*Directive*. From the very first line of the data to the line containing "const legendLines = [[0, 1, 2], [3, 4, 5], [6, 7]];", retype everything exactly, leaving the pictures behind.

————

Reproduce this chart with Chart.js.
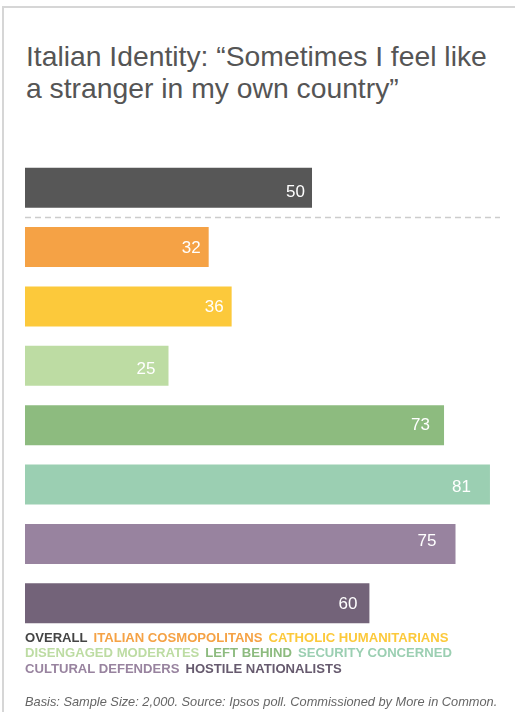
<!DOCTYPE html>
<html>
<head>
<meta charset="utf-8">
<script src="https://cdn.jsdelivr.net/npm/chart.js@4.4.0/dist/chart.umd.min.js"></script>
<style>
  body { margin: 0; background: #fff; font-family: "Liberation Sans", Arial, sans-serif; }
  #page { position: relative; width: 515px; height: 712px; overflow: hidden; }
  #frame { position: absolute; left: 2px; top: 6px; width: 600px; height: 800px;
           border-top: 2px solid #d6d6d6; border-left: 2px solid #d6d6d6; }
  #title { position: absolute; left: 26px; top: 40px; font-size: 28.3px; line-height: 32px; color: #555; white-space: nowrap; }
  #wrap { position: absolute; left: 0; top: 0; width: 515px; height: 712px; }
  #legend { position: absolute; left: 25px; top: 629.5px; font-size: 13.1px; line-height: 15.5px;
            font-weight: bold; white-space: nowrap; }
  #legend span { margin-right: 6px; }
  #footer { position: absolute; left: 25px; top: 694.5px; font-size: 12.8px; line-height: 14px;
            font-style: italic; color: #666; white-space: nowrap; }
</style>
</head>
<body>
<div id="page">
  <div id="frame"></div>
  <div id="title">Italian Identity: “Sometimes I feel like<br>a stranger in my own country”</div>
  <div id="wrap"><canvas id="graph"></canvas></div>
  <div id="legend"></div>
  <div id="footer">Basis: Sample Size: 2,000. Source: Ipsos poll. Commissioned by More in Common.</div>
</div>
<script>
const categories = ['OVERALL', 'ITALIAN COSMOPOLITANS', 'CATHOLIC HUMANITARIANS', 'DISENGAGED MODERATES',
                    'LEFT BEHIND', 'SECURITY CONCERNED', 'CULTURAL DEFENDERS', 'HOSTILE NATIONALISTS'];
const values = [50, 32, 36, 25, 73, 81, 75, 60];
const colors = ['#575757', '#f5a245', '#fcc93b', '#bddca3', '#8dbb7f', '#9bcfb2', '#98839f', '#736379'];
const legendColors = ['#444444', '#f5a245', '#fcc93b', '#bddca3', '#8dbb7f', '#9bcfb2', '#98839f', '#665a6e'];
// where the legend wraps onto a new line
const legendLines = [[0, 1, 2], [3, 4, 5], [6, 7]];

// label placement inside each bar (the original was hand placed, not uniform)
const labelPadRight = [7, 8, 8, 13, 14, 19, 19, 12];
const labelBaselineShift = [9.5, 6, 5.5, 8, 4.5, 7, 2, 6];

// legend as plain text
const legend = document.getElementById('legend');
legendLines.forEach(line => {
    const div = document.createElement('div');
    line.forEach(i => {
        const s = document.createElement('span');
        s.textContent = categories[i];
        s.style.color = legendColors[i];
        div.appendChild(s);
    });
    legend.appendChild(div);
});

// dashed line under overall + value labels inside bars
const extras = {
    id: 'extras',
    afterDatasetsDraw(chart) {
        const ctx = chart.ctx;
        const area = chart.chartArea;
        const y = chart.scales.y;
        const ySep = (y.getPixelForValue(0) + y.getPixelForValue(1)) / 2;
        ctx.save();
        ctx.strokeStyle = '#cccccc';
        ctx.lineWidth = 1.5;
        ctx.setLineDash([6, 4]);
        ctx.beginPath();
        ctx.moveTo(area.left, ySep);
        ctx.lineTo(area.right, ySep);
        ctx.stroke();
        ctx.setLineDash([]);

        ctx.fillStyle = '#ffffff';
        ctx.font = '17px "Liberation Sans", Arial, sans-serif';
        ctx.textAlign = 'right';
        ctx.textBaseline = 'alphabetic';
        chart.getDatasetMeta(0).data.forEach((bar, i) => {
            ctx.fillText(values[i], bar.x - labelPadRight[i], bar.y + labelBaselineShift[i]);
        });
        ctx.restore();
    }
};

const graph = document.getElementById('graph').getContext('2d');
new Chart(graph, {
    type: 'bar',
    data: {
        labels: categories,
        datasets: [{
            data: values,
            backgroundColor: colors,
            borderWidth: 0,
            categoryPercentage: 1,
            barPercentage: 0.675
        }]
    },
    options: {
        indexAxis: 'y',
        responsive: true,
        maintainAspectRatio: false,
        animation: false,
        layout: { padding: { left: 25, right: 15, top: 158, bottom: 79 } },
        plugins: {
            legend: { display: false },
            tooltip: { enabled: false }
        },
        scales: {
            x: { display: false, min: 0, max: 82.75 },
            y: { display: false }
        }
    },
    plugins: [extras]
});
</script>
</body>
</html>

————

*Expected answer*.
Reproduce this chart with Chart.js.
<!DOCTYPE html>
<html>
<head>
<meta charset="utf-8">
<script src="https://cdn.jsdelivr.net/npm/chart.js@4.4.0/dist/chart.umd.min.js"></script>
<style>
  body { margin: 0; background: #fff; font-family: "Liberation Sans", Arial, sans-serif; }
  #page { position: relative; width: 515px; height: 712px; overflow: hidden; }
  #frame { position: absolute; left: 2px; top: 6px; width: 600px; height: 800px;
           border-top: 2px solid #d6d6d6; border-left: 2px solid #d6d6d6; }
  #title { position: absolute; left: 26px; top: 40px; font-size: 28.3px; line-height: 32px; color: #555; white-space: nowrap; }
  #wrap { position: absolute; left: 0; top: 0; width: 515px; height: 712px; }
  #legend { position: absolute; left: 25px; top: 629.5px; font-size: 13.1px; line-height: 15.5px;
            font-weight: bold; white-space: nowrap; }
  #legend span { margin-right: 6px; }
  #footer { position: absolute; left: 25px; top: 694.5px; font-size: 12.8px; line-height: 14px;
            font-style: italic; color: #666; white-space: nowrap; }
</style>
</head>
<body>
<div id="page">
  <div id="frame"></div>
  <div id="title">Italian Identity: “Sometimes I feel like<br>a stranger in my own country”</div>
  <div id="wrap"><canvas id="graph"></canvas></div>
  <div id="legend"></div>
  <div id="footer">Basis: Sample Size: 2,000. Source: Ipsos poll. Commissioned by More in Common.</div>
</div>
<script>
const categories = ['OVERALL', 'ITALIAN COSMOPOLITANS', 'CATHOLIC HUMANITARIANS', 'DISENGAGED MODERATES',
                    'LEFT BEHIND', 'SECURITY CONCERNED', 'CULTURAL DEFENDERS', 'HOSTILE NATIONALISTS'];
const values = [50, 32, 36, 25, 73, 81, 75, 60];
const colors = ['#575757', '#f5a245', '#fcc93b', '#bddca3', '#8dbb7f', '#9bcfb2', '#98839f', '#736379'];
const legendColors = ['#444444', '#f5a245', '#fcc93b', '#bddca3', '#8dbb7f', '#9bcfb2', '#98839f', '#665a6e'];
// where the legend wraps onto a new line
const legendLines = [[0, 1, 2], [3, 4, 5], [6, 7]];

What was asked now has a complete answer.